---- Dataset extract

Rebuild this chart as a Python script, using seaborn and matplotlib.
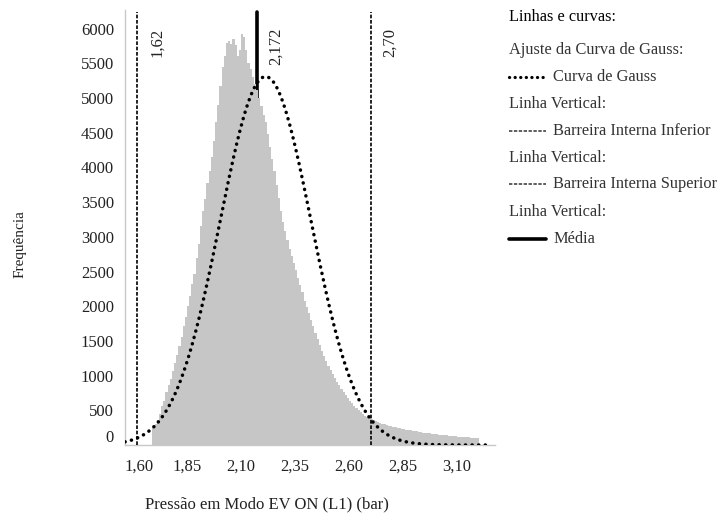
import numpy as np
import pandas as pd
import matplotlib
matplotlib.use("Agg")
import matplotlib.pyplot as plt
import matplotlib.transforms as mtransforms
from matplotlib.lines import Line2D
import seaborn as sns

# ---------------- data ----------------
bin_start = 1.69
bin_width = 0.01
counts = [
    250, 300, 360, 450, 560, 640, 760, 860, 950, 1060,
    1180, 1300, 1420, 1560, 1720, 1850, 2000, 2150, 2320, 2460,
    2700, 2900, 3150, 3380, 3550, 3780, 3950, 4150, 4380, 4650,
    4900, 5180, 5450, 5600, 5800, 5820, 5780, 5850, 5760, 5600,
    5700, 5920, 5880, 5700, 5500, 5420, 5300, 5200, 5120, 5000,
    4880, 4760, 4650, 4480, 4300, 4120, 3950, 3750, 3560, 3380,
    3220, 3080, 2950, 2830, 2720, 2620, 2520, 2400, 2300, 2200,
    2080, 1990, 1900, 1800, 1710, 1620, 1530, 1440, 1360, 1280,
    1210, 1140, 1080, 1020, 960, 910, 860, 810, 760, 720,
    680, 640, 600, 565, 530, 500, 475, 450, 425, 405,
    390, 372, 355, 340, 326, 318, 302, 296, 283, 276,
    270, 258, 254, 246, 244, 234, 232, 222, 220, 210,
    208, 198, 197, 188, 187, 178, 177, 168, 167, 160,
    159, 152, 151, 144, 145, 138, 137, 131, 132, 125,
    126, 120, 119, 114, 115, 109, 110, 104, 105, 100,
    98,
]
gauss_mu = 2.214
gauss_sigma = 0.211
gauss_amp = 5310
gauss_range = (1.563, 3.25)

lower_barrier = 1.62
upper_barrier = 2.70
mean_value = 2.172
lower_label = "1,62"
upper_label = "2,70"
mean_label = "2,172"

x_ticks = [1.60, 1.85, 2.10, 2.35, 2.60, 2.85, 3.10]
x_tick_labels = ["1,60", "1,85", "2,10", "2,35", "2,60", "2,85", "3,10"]
y_ticks = [0, 500, 1000, 1500, 2000, 2500, 3000, 3500, 4000, 4500, 5000, 5500, 6000]
y_tick_labels = [str(v) for v in y_ticks]

x_label = "Pressão em Modo EV ON (L1) (bar)"
y_label = "Frequência"
legend_title = "Linhas e curvas:"
legend_rows = [
    ("header", "Ajuste da Curva de Gauss:"),
    ("gauss", "Curva de Gauss"),
    ("header", "Linha Vertical:"),
    ("dash", "Barreira Interna Inferior"),
    ("header", "Linha Vertical:"),
    ("dash", "Barreira Interna Superior"),
    ("header", "Linha Vertical:"),
    ("mean", "Média"),
]

# ---------------- style ----------------
sns.set_style("white")
plt.rcParams["font.family"] = ["Liberation Serif", "DejaVu Serif"]

W, H = 723, 516
fig = plt.figure(figsize=(W / 100, H / 100), dpi=100)
ax_l, ax_r, ax_t, ax_b = 125, 495, 10, 445
ax = fig.add_axes([ax_l / W, 1 - ax_b / H, (ax_r - ax_l) / W, (ax_b - ax_t) / H])

n = len(counts)
edges = [round(bin_start + bin_width * i, 4) for i in range(n + 1)]
centers = [round(bin_start + bin_width * (i + 0.5), 4) for i in range(n)]
df = pd.DataFrame({"x": centers, "w": counts})

GRAY = "#c6c6c6"
sns.histplot(data=df, x="x", weights="w", bins=edges, color=GRAY, alpha=1,
             linewidth=0, ax=ax, zorder=2)

ymax = 6270
ax.set_xlim(1.563, 3.276)
ax.set_ylim(0, ymax)

# mean line (behind bars)
top_frac = 6240 / ymax
ax.axvline(mean_value, ymin=0, ymax=top_frac, color="black", lw=2.6, zorder=1)
# barrier lines
for xv in (lower_barrier, upper_barrier):
    ax.axvline(xv, ymin=0, ymax=top_frac, color="black", lw=1.2,
               linestyle=(0, (2.2, 1.0)), zorder=4)

# gaussian curve
gx = np.linspace(gauss_range[0], gauss_range[1], 800)
gy = gauss_amp * np.exp(-0.5 * ((gx - gauss_mu) / gauss_sigma) ** 2)
sns.lineplot(x=gx, y=gy, ax=ax, color="black", lw=2.5, zorder=5,
             linestyle=(0, (0.05, 1.85)))
ax.lines[-1].set_dash_capstyle("round")

# vertical line labels
for xv, lab in ((lower_barrier, lower_label), (mean_value, mean_label), (upper_barrier, upper_label)):
    ax.annotate(lab, xy=(xv, 1), xycoords=("data", "axes fraction"),
                xytext=(14, -13), textcoords="offset points",
                rotation=90, ha="center", va="top", fontsize=12, color="#222222")

# axes styling
for s in ("top", "right"):
    ax.spines[s].set_visible(False)
for s in ("left", "bottom"):
    ax.spines[s].set_color("#c8c8c8")
    ax.spines[s].set_linewidth(1.0)
ax.set_xticks(x_ticks)
ax.set_xticklabels(x_tick_labels)
ax.set_yticks(y_ticks)
ax.set_yticklabels(y_tick_labels)
ax.tick_params(axis="both", direction="out", length=4, width=1, color="#c8c8c8",
               labelsize=12, labelcolor="#222222")
ax.tick_params(axis="x", pad=6)
ax.tick_params(axis="y", pad=4)
ax.set_xlabel("")
ax.set_ylabel("")
ax.grid(False)

# shift corner labels
fig.canvas.draw()
xt0 = ax.xaxis.get_major_ticks()[0].label1
xt0.set_transform(xt0.get_transform() + mtransforms.ScaledTranslation(6 / 100, 0, fig.dpi_scale_trans))
yt0 = ax.yaxis.get_major_ticks()[0].label1
yt0.set_transform(yt0.get_transform() + mtransforms.ScaledTranslation(0, 9 / 100, fig.dpi_scale_trans))

# axis titles
fig.text(267 / W, 1 - 504 / H, x_label, ha="center", va="center", fontsize=12, color="#222222")
fig.text(20 / W, 1 - 244 / H, y_label, ha="center", va="center", rotation=90, fontsize=11, color="#222222")

# legend (manual)
lx = 509
fig.text(lx / W, 1 - 17 / H, legend_title, ha="left", va="center", fontsize=11.8, color="black")
ys = [50, 77, 104, 131, 158, 184, 212, 239]
for (kind, text), yp in zip(legend_rows, ys):
    yf = 1 - yp / H
    if kind == "header":
        fig.text(lx / W, yf, text, ha="left", va="center", fontsize=11.8, color="#333333")
    else:
        if kind == "gauss":
            ln = Line2D([lx / W, 546 / W], [yf, yf], transform=fig.transFigure, color="black",
                        lw=2.3, linestyle=(0, (0.05, 1.7)), dash_capstyle="round")
        elif kind == "dash":
            ln = Line2D([lx / W, 546 / W], [yf, yf], transform=fig.transFigure, color="#333333",
                        lw=1.1, linestyle=(0, (2.2, 1.0)))
        else:
            ln = Line2D([lx / W, 546 / W], [yf, yf], transform=fig.transFigure, color="black", lw=2.6)
        fig.add_artist(ln)
        fig.text(553 / W, yf, text, ha="left", va="center", fontsize=11.8, color="#333333")

fig.savefig("out.png", dpi=100)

--------

§ Problem requirements
Reproduce the material above exactly, first line through the line that contains "import seaborn as sns", minus the pictures.

§ Task result
Rebuild this chart as a Python script, using seaborn and matplotlib.
import numpy as np
import pandas as pd
import matplotlib
matplotlib.use("Agg")
import matplotlib.pyplot as plt
import matplotlib.transforms as mtransforms
from matplotlib.lines import Line2D
import seaborn as sns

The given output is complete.